AARP Hearing Center
In the race to make COVID-19 treatments and vaccines available to the public, a little-known tool at the U.S. Food and Drug Administration (FDA) is suddenly getting a lot of attention. It's called Emergency Use Authorization, or EUA for short, and it lets the FDA allow the use of unapproved medical products that can diagnose, treat or — in the case of vaccines — prevent life-threatening diseases during public health emergencies, such as the coronavirus pandemic.
Just this week, the FDA issued an EUA for Regeneron's monoclonal antibody cocktail treatment to help prevent patients with mild to moderate cases of COVID-19 from getting sicker. Pharmaceutical companies Pfizer/BioNTech are awaiting word on whether the agency will do the same for its coronavirus vaccine.
"You have these crises that require very fast action, so you need the ability to respond quickly,” says Joshua Sharfstein, M.D., vice dean for Public Health Practice at the Johns Hopkins Bloomberg School of Public Health and a former principal deputy commissioner at the FDA. “You may not have all the evidence you want, but the agency shows flexibility to do what makes sense.”
Here's what you need to know about the FDA's tool for fast-tracking much-needed medical products.
What's the difference between an EUA and regular FDA approval?
Time is a major one. The FDA's traditional approval process can take years, and that sort of time frame seems almost indefensible in the middle of a pandemic that's already claimed close to 260,000 lives in the U.S. alone.

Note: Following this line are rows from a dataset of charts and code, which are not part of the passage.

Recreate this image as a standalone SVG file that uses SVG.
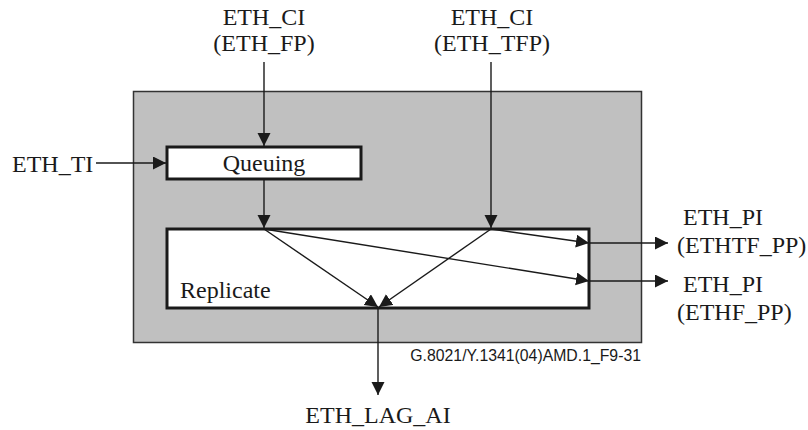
<svg xmlns="http://www.w3.org/2000/svg" width="808" height="430" viewBox="0 0 808 430">
<defs>
<marker id="ah" markerUnits="userSpaceOnUse" markerWidth="14" markerHeight="14" refX="13" refY="6.5" orient="auto">
<path d="M0,0 L13,6.5 L0,13 z" fill="#1a1a1a"/>
</marker>
</defs>
<style>
.t{font-family:"Liberation Serif","Times New Roman",serif;font-size:24px;fill:#1a1a1a}
.c{text-anchor:middle}
.cap{font-family:"Liberation Sans",Arial,sans-serif;font-size:15.8px;fill:#1a1a1a;text-anchor:end}
.box{fill:#fff;stroke:#1a1a1a;stroke-width:3}
.ln{stroke:#1a1a1a;stroke-width:1.4;fill:none}
.ar{marker-end:url(#ah)}
</style>
<rect width="808" height="430" fill="#fff"/>
<g id="container">
<rect x="133.5" y="91.5" width="508" height="251" fill="#c0c0c0" stroke="#333" stroke-width="1.5"/>
</g>
<g id="queuing">
<rect class="box" x="167" y="147" width="194" height="32"/>
<text class="t c" x="264" y="171">Queuing</text>
</g>
<g id="replicate">
<rect class="box" x="167" y="229" width="422" height="79"/>
<text class="t" x="180" y="298">Replicate</text>
</g>
<g id="labels">
<text class="t c" x="264" y="25">ETH_CI</text>
<text class="t c" x="264" y="51">(ETH_FP)</text>
<text class="t c" x="492" y="25">ETH_CI</text>
<text class="t c" x="492" y="51">(ETH_TFP)</text>
<text class="t" x="12" y="172">ETH_TI</text>
<text class="t" x="683" y="225">ETH_PI</text>
<text class="t" x="677" y="253">(ETHTF_PP)</text>
<text class="t" x="683" y="292">ETH_PI</text>
<text class="t" x="677" y="320">(ETHF_PP)</text>
<text class="t c" x="378" y="423">ETH_LAG_AI</text>
<text class="cap" x="641" y="361">G.8021/Y.1341(04)AMD.1_F9-31</text>
</g>
<g id="connectors">
<line class="ln ar" x1="264" y1="62" x2="264" y2="146"/>
<line class="ln ar" x1="96" y1="163" x2="166" y2="163"/>
<line class="ln ar" x1="264" y1="180" x2="264" y2="228"/>
<line class="ln ar" x1="491" y1="62" x2="491" y2="228"/>
<line class="ln ar" x1="264" y1="229" x2="378" y2="307"/>
<line class="ln ar" x1="491" y1="229" x2="379" y2="307"/>
<line class="ln ar" x1="491" y1="229" x2="589" y2="243"/>
<line class="ln ar" x1="264" y1="229" x2="589" y2="281"/>
<line class="ln ar" x1="589" y1="243" x2="668" y2="243"/>
<line class="ln ar" x1="589" y1="281" x2="668" y2="281"/>
<line class="ln ar" x1="378" y1="309" x2="378" y2="395"/>
</g>
</svg>
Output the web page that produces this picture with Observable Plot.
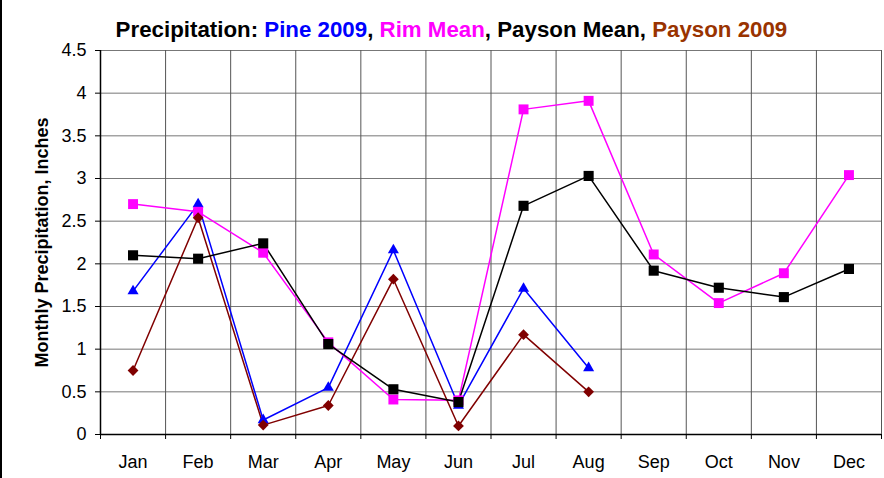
<!DOCTYPE html>
<html>
<head>
<meta charset="utf-8">
<script src="https://cdn.jsdelivr.net/npm/d3@7"></script>
<script src="https://cdn.jsdelivr.net/npm/@observablehq/plot@0.6"></script>
<style>
  html, body { margin: 0; padding: 0; background: white; }
  #wrap { position: relative; width: 884px; height: 478px; overflow: hidden; font-family: "Liberation Sans", Arial, sans-serif; }
  #border { position: absolute; left: 0; top: 0; width: 2px; height: 478px; background: black; }
  #title { box-sizing: border-box; height: 40px; padding-top: 18.5px; padding-left: 115.6px; font-size: 22.3px; line-height: 22px; font-weight: bold; white-space: nowrap; color: black; }
</style>
</head>
<body>
<div id="wrap">
  <div id="title">Precipitation: <span style="color:#0000ff">Pine 2009</span>, <span style="color:#ff00ff">Rim Mean</span>, Payson Mean, <span style="color:#993300">Payson 2009</span></div>
  <div id="chart"></div>
  <div id="border"></div>
</div>
<script>
const months = ["Jan","Feb","Mar","Apr","May","Jun","Jul","Aug","Sep","Oct","Nov","Dec"];
const pine2009 = [1.68, 2.70, 0.17, 0.55, 2.16, 0.34, 1.71, 0.78];
const rimMean = [2.70, 2.61, 2.13, 1.08, 0.41, 0.40, 3.81, 3.91, 2.11, 1.54, 1.89, 3.04];
const paysonMean = [2.10, 2.06, 2.24, 1.06, 0.53, 0.38, 2.68, 3.03, 1.92, 1.72, 1.61, 1.94];
const payson2009 = [0.75, 2.54, 0.11, 0.34, 1.82, 0.10, 1.17, 0.50];
const yTicks = [0, 0.5, 1, 1.5, 2, 2.5, 3, 3.5, 4, 4.5];
const yLabel = "Monthly Precipitation, Inches";

const toRows = arr => arr.map((v, i) => ({m: i + 1, v}));
const monthIdx = months.map((_, i) => i + 1);
const bounds = d3.range(0, months.length + 1).map(i => i + 0.5);

const series = [
  {rows: toRows(pine2009), color: "#0000ff", symbol: "triangle", r: 4.1, rotate: 0},
  {rows: toRows(rimMean), color: "#ff00ff", symbol: "square", r: 5.6, rotate: 0},
  {rows: toRows(payson2009), color: "#800000", symbol: "square", r: 4.3, rotate: 45},
  {rows: toRows(paysonMean), color: "#000000", symbol: "square", r: 5.7, rotate: 0}
];

const marks = [
  Plot.gridY(yTicks, {stroke: "#777", strokeOpacity: 1, strokeWidth: 1}),
  Plot.gridX(bounds, {stroke: "#555", strokeOpacity: 1, strokeWidth: 1}),
  Plot.axisY(yTicks, {tickSize: 5, tickPadding: 9, tickFormat: d => String(d), label: null, fontSize: 18}),
  Plot.axisX(bounds, {tickSize: 5, tickFormat: () => "", label: null}),
  Plot.axisX(monthIdx, {tickSize: 0, tickPadding: 21, tickFormat: i => months[i - 1], label: null, fontSize: 18}),
  Plot.ruleY([0], {stroke: "black", strokeWidth: 1.5}),
  Plot.ruleX([0.5], {stroke: "black", strokeWidth: 1.5}),
  Plot.text([yLabel], {frameAnchor: "left", textAnchor: "middle", dx: -58, rotate: -90, fontWeight: "bold", fontSize: 18, text: d => d, fill: "black"})
];
for (const s of series) {
  marks.push(Plot.line(s.rows, {x: "m", y: "v", stroke: s.color, strokeWidth: 1.5}));
}
for (const s of series) {
  marks.push(Plot.dot(s.rows, {x: "m", y: "v", fill: s.color, stroke: "none", symbol: s.symbol, r: s.r, rotate: s.rotate}));
}

const chart = Plot.plot({
  width: 884,
  height: 438,
  marginLeft: 100,
  marginRight: 3,
  marginTop: 10,
  marginBottom: 44,
  x: {type: "linear", domain: [0.5, 12.5]},
  y: {domain: [0, 4.5]},
  style: {fontFamily: "'Liberation Sans', Arial, sans-serif", fontSize: "18px", color: "black", background: "white", overflow: "visible"},
  marks
});
document.getElementById("chart").appendChild(chart);
</script>
</body>
</html>
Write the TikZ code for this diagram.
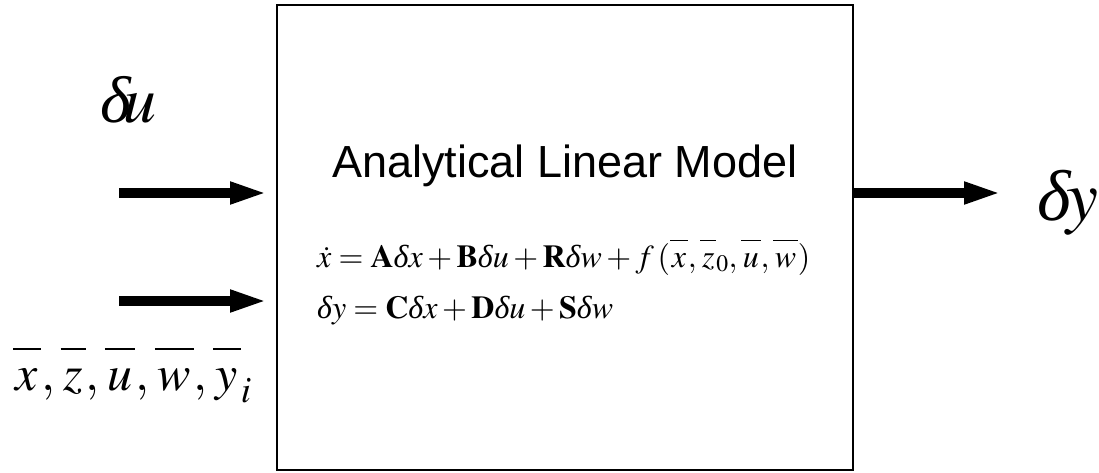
\documentclass[tikz,border=0pt]{standalone}
\usepackage{mathptmx}
\usepackage[no-math]{fontspec}
\setsansfont{Liberation Sans}
\newfontfamily\tnr{Liberation Serif}
\usetikzlibrary{arrows.meta}
\newcommand\dlt{\mbox{\tnr\itshape δ}}
\newcommand\ob[1]{\overline{\vphantom{d}\mkern1mu#1\mkern1mu}}
\tikzset{
  blockbox/.style={draw, line width=2pt, inner sep=0pt, minimum width=576pt, minimum height=465pt},
  fatarrow/.style={line width=10pt, -{Triangle[length=38pt 0 0, width=20pt 0 0]}},
  lbl/.style={inner sep=0pt, anchor=base west}
}
\begin{document}
\begin{tikzpicture}[x=1pt,y=-1pt]
\useasboundingbox (0,0) rectangle (1099,473);
\node[blockbox] (box) at (565,237.5) {};
\node[inner sep=0pt, anchor=base] (title) at (565,178) {\fontsize{45}{54}\sffamily Analytical Linear Model};
\node[lbl] (eq1) at (317,267) {\fontsize{32}{38}\selectfont $\dot{x} = \mathbf{A}\dlt x + \mathbf{B}\dlt u + \mathbf{R}\dlt w + f\,(\ob{x},\ob{z}_0,\ob{u},\ob{w})$};
\node[lbl] (eq2) at (317,318) {\fontsize{32}{38}\selectfont $\dlt y = \mathbf{C}\dlt x + \mathbf{D}\dlt u + \mathbf{S}\dlt w$};
\node[lbl] (du) at (100,123) {\fontsize{66}{78}\selectfont $\dlt\mkern-2mu u$};
\node[lbl] (dy) at (1037,220) {\fontsize{72}{84}\selectfont $\dlt\mkern-1mu y$};
\node[lbl] (bars) at (13,390) {\fontsize{50}{60}\selectfont $\ob{x},\ob{z},\ob{u},\ob{w},\ob{y}_i$};
\coordinate (a1s) at (119,193);
\coordinate (a1e) at (268,193);
\coordinate (a2s) at (119,301);
\coordinate (a2e) at (268,301);
\coordinate (a3e) at (1002,193);
\draw[fatarrow] (a1s) -- (a1e);
\draw[fatarrow] (a2s) -- (a2e);
\draw[fatarrow] (box.east |- a3e) -- (a3e);
\end{tikzpicture}
\end{document}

As Francis Collins, M.D., director of the National Institutes of Health (NIH), explained in a recent AARP tele-town hall event, there are two notable differences between an EUA and a full FDA approval. One is the detail that the FDA requires in terms of manufacturing the medicine. “It's not quite as demanding for the Emergency Use Authorization,” he explains. The other difference has to do with the timetable.